After years of shows, that’s only one of the tales Masterson tells. He can recount the time songwriter John Hartford played a three-hour set inside Masterson’s one-room house. He’ll explain to you how the painted floor from Dread Clampitt’s old trailer became the backdrop for their Acoustic Café performances. He’ll share stories about each of the primitive campsites, or how much his crowd respects his property.

What it all comes down to, though, is Acoustic Café is the kind of place where memories are made.



It's Tuscaloosa County that Hale County butts up against, but students from Auburn University have been changing the face of the land since 1993. In that year, the Auburn University Rural Studio was born. 
 
Second-year, thesis and outreach architecture students relocate to tiny Newbern, 145 miles away from the campus they know and the culture to which they’re accustomed. They become temporary members of the community and are challenged to put their book learning to work, meeting community needs by working with the people within it.

Students have designed and built houses, churches, parks and public buildings, all relying on non-traditional materials and a bit of ingenuity. You can read all about the studio’s projects—and you may have already—in books, on the current students’ blogs, in the news. But the best way to get a sense of how the students’ work interacts within the context of Hale County and nearby areas is to visit.

The studio’s completed projects are scattered throughout the county, meaning you could spend a few hours or a few days visiting properties to discover how Auburn students are gently changing the face of life in Hale County.

Read up on the projects beforehand to determine what’s on your must-see list. (If you’re curious about the houses of Mason’s Bend, for example, you may not have time to see them and the St. Luke’s Episcopal Church relocation in one day’s trip.) Or work your way through the projects in increments, as some visitors do, returning time and again to discover the studio’s many treasures.

But if you arrive without a particular plan in mind, the Rural Studio office staff can highlight a few recommendations on the map, suggesting places you can’t miss but can manage to get to in the time you’ve allotted.

Regardless of the day’s itinerary, begin your visit by walking through the Supershed and Pods that house the program’s male students. Nine small structures are clustered together beneath a covered walkway that leads to a bathhouse, including one shower that’s roofless and exposed to the elements.

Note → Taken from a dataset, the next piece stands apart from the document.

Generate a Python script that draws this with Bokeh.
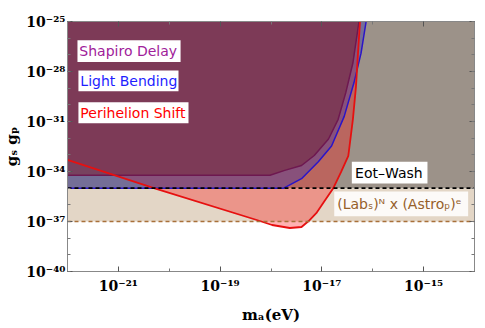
from bokeh.plotting import figure
from bokeh.models import (FixedTicker, CustomJSTickFormatter, LogAxis, Label, Range1d)
from bokeh.embed import file_html
from bokeh.resources import INLINE

# ---------------- data ----------------
x_ticks = [1e-21, 1e-19, 1e-17, 1e-15]
x_tick_labels = ["10⁻²¹", "10⁻¹⁹", "10⁻¹⁷", "10⁻¹⁵"]
x_minor = [1e-22, 1e-20, 1e-18, 1e-16, 1e-14]
y_ticks = [1e-40, 1e-37, 1e-34, 1e-31, 1e-28, 1e-25]
y_tick_labels = ["10⁻⁴⁰", "10⁻³⁷", "10⁻³⁴", "10⁻³¹", "10⁻²⁸", "10⁻²⁵"]
y_minor = [1e-40, 1e-39, 1e-38, 1e-37, 1e-36, 1e-35, 1e-34, 1e-33, 1e-32,
           1e-31, 1e-30, 1e-29, 1e-28, 1e-27, 1e-26, 1e-25]

x_min, x_max = 1e-22, 1e-14
y_min, y_max = 1e-40, 1e-25

eotwash_limit = 1e-35
labastro_limit = 1e-37

# Perihelion shift boundary
red_x = [1e-22, 5.37e-21, 5.25e-19, 1.05e-18, 2.34e-18, 3.98e-18, 5.50e-18,
         7.76e-18, 1.12e-17, 1.66e-17, 2.40e-17, 3.31e-17, 4.07e-17, 4.68e-17,
         5.13e-17, 5.62e-17]
red_y = [5.01e-34, 9.5e-36, 1.23e-37, 6.17e-38, 4.07e-38, 4.68e-38, 1.07e-37,
         3.16e-37, 1.62e-36, 9.5e-36, 9.77e-35, 8.71e-34, 1.35e-31, 1.23e-29,
         1.26e-27, 1e-25]

# Light bending boundary
blue_x = [1e-22, 1.78e-18, 3.98e-18, 8.51e-18, 1.55e-17, 2.75e-17, 4.27e-17,
          5.89e-17, 7.41e-17]
blue_y = [1e-35, 1e-35, 3.72e-35, 3.80e-34, 3.39e-33, 2.04e-31, 2.09e-29,
          1.26e-27, 1e-25]

# Shapiro delay boundary
purple_x = [1e-22, 9.55e-19, 1.86e-18, 3.98e-18, 7.08e-18, 1.35e-17, 2.09e-17,
            2.95e-17, 4.07e-17, 5.37e-17]
purple_y = [5.89e-35, 5.89e-35, 1.17e-34, 2.29e-34, 9.12e-34, 8.91e-33,
            1.35e-31, 5.37e-30, 3.24e-28, 1e-25]

# ---------------- figure ----------------
p = figure(width=484, height=326, x_axis_type="log", y_axis_type="log",
           x_range=Range1d(x_min, x_max), y_range=Range1d(y_min, y_max),
           output_backend="svg", toolbar_location=None,
           min_border_left=64, min_border_top=21, min_border_right=10,
           min_border_bottom=52)
p.grid.visible = False
p.outline_line_color = "#888888"
p.background_fill_color = "white"

# Lab x Astro band (beige) and Eot-Wash excluded region (grey)
p.quad(left=[x_min], right=[x_max], bottom=[labastro_limit], top=[eotwash_limit],
       fill_color="#E3D6C6", line_color=None)
p.quad(left=[x_min], right=[x_max], bottom=[eotwash_limit], top=[y_max],
       fill_color="#9C9289", line_color=None)

# excluded regions (translucent)
p.patch([x_min] + red_x, [y_max] + red_y, fill_color="#FF0000", fill_alpha=0.30,
        line_color=None)
p.patch([x_min] + blue_x, [y_max] + blue_y, fill_color="#2828B4", fill_alpha=0.34,
        line_color=None)
p.patch([x_min] + purple_x, [y_max] + purple_y, fill_color="#78324A", fill_alpha=0.72,
        line_color=None)

# boundaries
p.line(purple_x, purple_y, line_color="#6E1850", line_width=1.5)
p.line(blue_x, blue_y, line_color="#2A14C8", line_width=1.5)
p.line(red_x, red_y, line_color="#E61010", line_width=1.8)

p.line([x_min, x_max], [eotwash_limit, eotwash_limit], line_color="black",
       line_width=1.6, line_dash="4 3")
p.line([x_min, x_max], [labastro_limit, labastro_limit], line_color="#A8703A",
       line_width=1.4, line_dash="4 3")

# ---------------- axes ----------------
def fmt(tvals, tlabels):
    return CustomJSTickFormatter(args=dict(tvals=tvals, tlabels=tlabels), code="""
let best = 0, d = Infinity;
for (let i = 0; i < tvals.length; i++) {
  const di = Math.abs(Math.log10(tick) - Math.log10(tvals[i]));
  if (di < d) { d = di; best = i; }
}
return tlabels[best];
""")

xt = FixedTicker(ticks=x_ticks, minor_ticks=x_minor)
yt = FixedTicker(ticks=y_ticks, minor_ticks=y_minor)

for ax, t, f in ((p.xaxis[0], xt, fmt(x_ticks, x_tick_labels)),
                 (p.yaxis[0], yt, fmt(y_ticks, y_tick_labels))):
    ax.ticker = t
    ax.formatter = f
    ax.major_label_text_font = "DejaVu Serif"
    ax.major_label_text_font_style = "bold"
    ax.major_label_text_font_size = "14px"
    ax.major_label_text_color = "black"
    ax.axis_line_color = "#888888"
    ax.major_tick_line_color = "#555555"
    ax.minor_tick_line_color = "#777777"
    ax.major_tick_in = 5
    ax.major_tick_out = 0
    ax.minor_tick_in = 3
    ax.minor_tick_out = 0
    ax.axis_label_text_font = "DejaVu Serif"
    ax.axis_label_text_font_style = "bold"
    ax.axis_label_text_font_size = "15px"
    ax.axis_label_text_color = "black"

p.xaxis[0].axis_label = "mₐ(eV)"
p.xaxis[0].major_label_standoff = 6
p.xaxis[0].axis_label_standoff = 9
p.yaxis[0].axis_label = "gₛ gₚ"
p.yaxis[0].major_label_standoff = 2
p.yaxis[0].axis_label_standoff = 2

for loc, t in (("right", yt), ("above", xt)):
    ax = LogAxis(ticker=t)
    ax.major_label_text_font_size = "4px"
    ax.major_label_text_alpha = 0
    ax.major_label_standoff = 0
    ax.axis_line_color = "#888888"
    ax.major_tick_line_color = "#555555"
    ax.minor_tick_line_color = "#777777"
    ax.major_tick_in = 5
    ax.major_tick_out = 0
    ax.minor_tick_in = 3
    ax.minor_tick_out = 0
    p.add_layout(ax, loc)

# ---------------- label boxes and texts ----------------
def box(l, r, b, t, alpha=1.0):
    p.quad(left=[l], right=[r], bottom=[b], top=[t], fill_color="white",
           fill_alpha=alpha, line_color=None)

def lab(x, y, text, color):
    p.add_layout(Label(x=x, y=y, text=text, text_font="DejaVu Sans",
                       text_font_size="14px", text_color=color,
                       text_baseline="middle", text_align="left"))

box(1.57e-22, 1.67e-20, 3.72e-28, 7.48e-27)
lab(1.71e-22, 1.67e-27, "Shapiro Delay", "#A0209A")
box(1.64e-22, 1.52e-20, 6.44e-30, 1.13e-28)
lab(1.79e-22, 2.70e-29, "Light Bending", "#1E1EFF")
box(1.64e-22, 2.39e-20, 7.83e-32, 1.44e-30)
lab(1.79e-22, 3.33e-31, "Perihelion Shift", "#FF0000")
box(3.88e-17, 1.19e-15, 1.90e-35, 3.83e-34)
lab(4.50e-17, 8.53e-35, "Eot–Wash", "black")
box(1.75e-17, 7.50e-15, 2.10e-37, 6.37e-36, 0.88)
lab(2.00e-17, 1.16e-36, "(Labₛ)ᴺ x (Astroₚ)ᵉ", "#96602A")

open("out.html", "w").write(file_html(p, INLINE))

All of the structures are composed of unusual, recycled elements: bales of corrugated cardboard, license plates, sheets of metal. Together, they evoke an image of cabins at a summer camp—a quirkier camp than any you’ve attended.

As you drive out of Newbern and toward other projects, you’ll begin to identify Rural Studio projects without consulting the map. The Newbern Fire Station is easily recognizable as a fire station, but its translucent walls create a more modern aesthetic than most public buildings.

With an awning of stainless chain metal, the Hale Empowerment Revitalization Organization storefront stands out from other buildings in historic downtown Greensboro.

Behind it, just off the town’s main thoroughfare, are the organization’s strikingly contemporary playground and children’s center, also Rural Studio projects.

If you’re at all interested in architecture or design, this is a trip you’ve got to make—one worth revisiting time and again as Rural Studio students continue to impact their temporary home.